• _Your task_:
Once the pictures are set aside, transcribe the remaining data exactly.

··· Source excerpt ···

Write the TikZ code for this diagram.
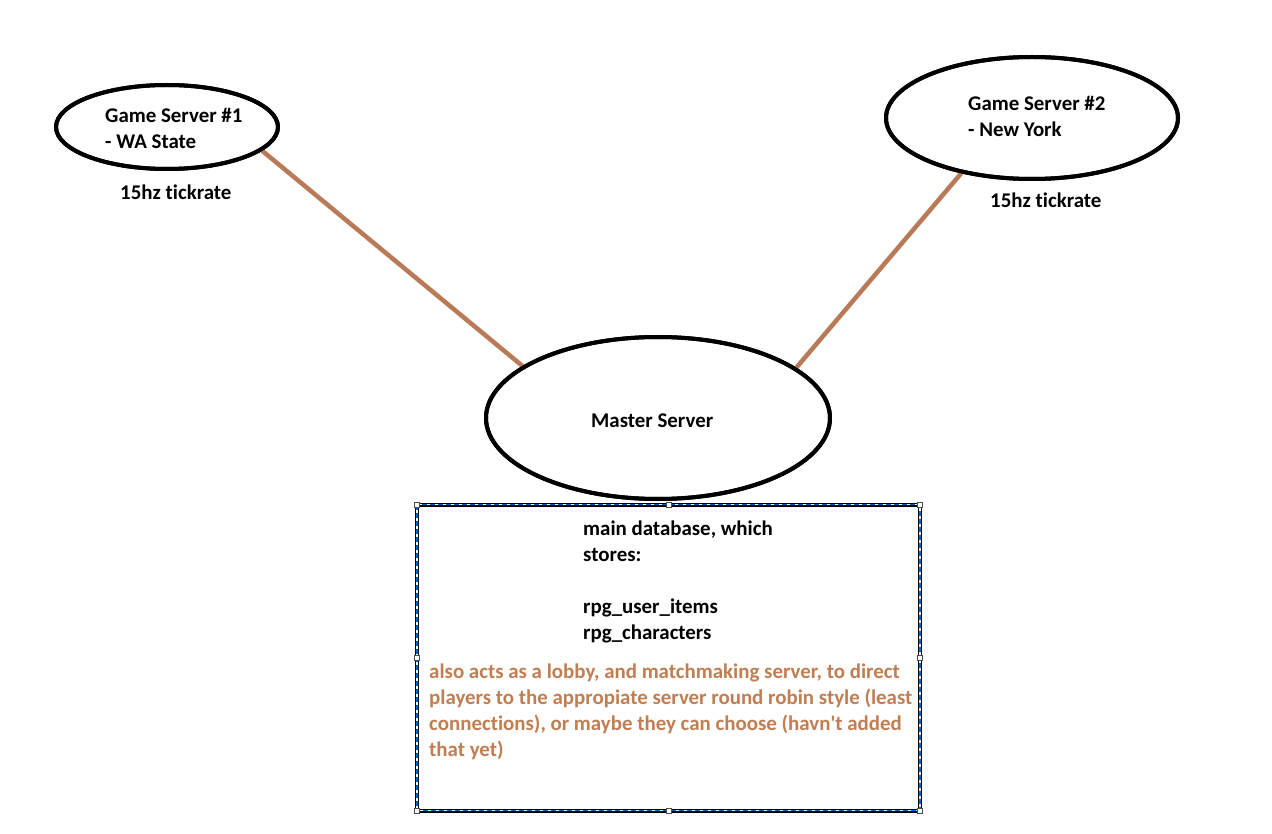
\documentclass[tikz,border=0pt]{standalone}
\usepackage{fontspec}
\setmainfont[Ligatures={NoCommon}]{Carlito}
\usetikzlibrary{shapes.geometric}
\definecolor{brownline}{RGB}{185,122,87}
\definecolor{orangetext}{RGB}{192,126,82}
\definecolor{selblue}{RGB}{0,102,204}
\tikzset{
  srv/.style={draw=black, line width=4pt, ellipse, inner sep=0pt, fill=white},
  conn/.style={draw=brownline, line width=4.5pt},
  txt/.style={anchor=base west, inner sep=0pt, font=\bfseries\fontsize{20.9}{26}\selectfont},
  otxt/.style={txt, text=orangetext},
  handle/.style={draw=black!70, fill=white, line width=1pt, minimum size=5pt, inner sep=0pt, rectangle}
}
\begin{document}
\begin{tikzpicture}[x=1pt,y=-1pt]
\useasboundingbox (0,0) rectangle (1272,834);
\fill[white] (0,0) rectangle (1272,834);
% ellipses
\node[srv, minimum width=222pt, minimum height=84pt] (g1) at (167,127) {};
\node[srv, minimum width=292pt, minimum height=122pt] (g2) at (1032,118) {};
\node[srv, minimum width=344pt, minimum height=162pt] (master) at (658,418) {};
% connectors
\draw[conn] (g1.-14) -- (master.159);
\draw[conn] (g2.-142) -- (master.20);
% redraw ellipse borders over connector ends
\draw[line width=4pt] (167,127) ellipse [x radius=111pt, y radius=42pt];
\draw[line width=4pt] (1032,118) ellipse [x radius=146pt, y radius=61pt];
\draw[line width=4pt] (658,418) ellipse [x radius=172pt, y radius=81pt];
% database box
\node[draw=black, line width=4pt, outer sep=0pt, minimum width=503pt, minimum height=306pt, inner sep=0pt, rectangle] (db) at (668.5,657.5) {};
\draw[white, line width=1.2pt] (db.north west) rectangle (db.south east);
\draw[selblue, line width=1.2pt, dash pattern=on 5pt off 3pt] (db.north west) rectangle (db.south east);
\foreach \a in {north west,north,north east,east,south east,south,south west,west}
  \node[handle] at (db.\a) {};
% texts
\node[txt] (g1a) at (105,123) {Game Server \#1};
\node[txt] (g1b) at (105,149) {- WA State};
\node[txt] (t1) at (120,200) {15hz tickrate};
\node[txt] (g2a) at (968,111) {Game Server \#2};
\node[txt] (g2b) at (968,137) {- New York};
\node[txt] (t2) at (990,208) {15hz tickrate};
\node[txt] (ms) at (591,427) {Master Server};
\node[txt] (d1) at (583,535) {main database, which};
\node[txt] (d2) at (583,561) {stores:};
\node[txt] (d3) at (583,613) {rpg\_user\_items};
\node[txt] (d4) at (583,639) {rpg\_characters};
\node[otxt] (p1) at (429,678) {also acts as a lobby, and matchmaking server, to direct};
\node[otxt] (p2) at (429,704) {players to the appropiate server round robin style (least};
\node[otxt] (p3) at (429,730) {connections), or maybe they can choose (havn\textquotesingle t added};
\node[otxt] (p4) at (429,756) {that yet)};
\end{tikzpicture}
\end{document}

···

• _Solution to this exercise_:
Write the TikZ code for this diagram.
\documentclass[tikz,border=0pt]{standalone}
\usepackage{fontspec}
\setmainfont[Ligatures={NoCommon}]{Carlito}
\usetikzlibrary{shapes.geometric}
\definecolor{brownline}{RGB}{185,122,87}
\definecolor{orangetext}{RGB}{192,126,82}
\definecolor{selblue}{RGB}{0,102,204}
\tikzset{
  srv/.style={draw=black, line width=4pt, ellipse, inner sep=0pt, fill=white},
  conn/.style={draw=brownline, line width=4.5pt},
  txt/.style={anchor=base west, inner sep=0pt, font=\bfseries\fontsize{20.9}{26}\selectfont},
  otxt/.style={txt, text=orangetext},
  handle/.style={draw=black!70, fill=white, line width=1pt, minimum size=5pt, inner sep=0pt, rectangle}
}
\begin{document}
\begin{tikzpicture}[x=1pt,y=-1pt]
\useasboundingbox (0,0) rectangle (1272,834);
\fill[white] (0,0) rectangle (1272,834);
% ellipses
\node[srv, minimum width=222pt, minimum height=84pt] (g1) at (167,127) {};
\node[srv, minimum width=292pt, minimum height=122pt] (g2) at (1032,118) {};
\node[srv, minimum width=344pt, minimum height=162pt] (master) at (658,418) {};
% connectors
\draw[conn] (g1.-14) -- (master.159);
\draw[conn] (g2.-142) -- (master.20);
% redraw ellipse borders over connector ends
\draw[line width=4pt] (167,127) ellipse [x radius=111pt, y radius=42pt];
\draw[line width=4pt] (1032,118) ellipse [x radius=146pt, y radius=61pt];
\draw[line width=4pt] (658,418) ellipse [x radius=172pt, y radius=81pt];
% database box
\node[draw=black, line width=4pt, outer sep=0pt, minimum width=503pt, minimum height=306pt, inner sep=0pt, rectangle] (db) at (668.5,657.5) {};
\draw[white, line width=1.2pt] (db.north west) rectangle (db.south east);
\draw[selblue, line width=1.2pt, dash pattern=on 5pt off 3pt] (db.north west) rectangle (db.south east);
\foreach \a in {north west,north,north east,east,south east,south,south west,west}
  \node[handle] at (db.\a) {};
% texts
\node[txt] (g1a) at (105,123) {Game Server \#1};
\node[txt] (g1b) at (105,149) {- WA State};
\node[txt] (t1) at (120,200) {15hz tickrate};
\node[txt] (g2a) at (968,111) {Game Server \#2};
\node[txt] (g2b) at (968,137) {- New York};
\node[txt] (t2) at (990,208) {15hz tickrate};
\node[txt] (ms) at (591,427) {Master Server};
\node[txt] (d1) at (583,535) {main database, which};
\node[txt] (d2) at (583,561) {stores:};
\node[txt] (d3) at (583,613) {rpg\_user\_items};
\node[txt] (d4) at (583,639) {rpg\_characters};
\node[otxt] (p1) at (429,678) {also acts as a lobby, and matchmaking server, to direct};
\node[otxt] (p2) at (429,704) {players to the appropiate server round robin style (least};
\node[otxt] (p3) at (429,730) {connections), or maybe they can choose (havn\textquotesingle t added};
\node[otxt] (p4) at (429,756) {that yet)};
\end{tikzpicture}
\end{document}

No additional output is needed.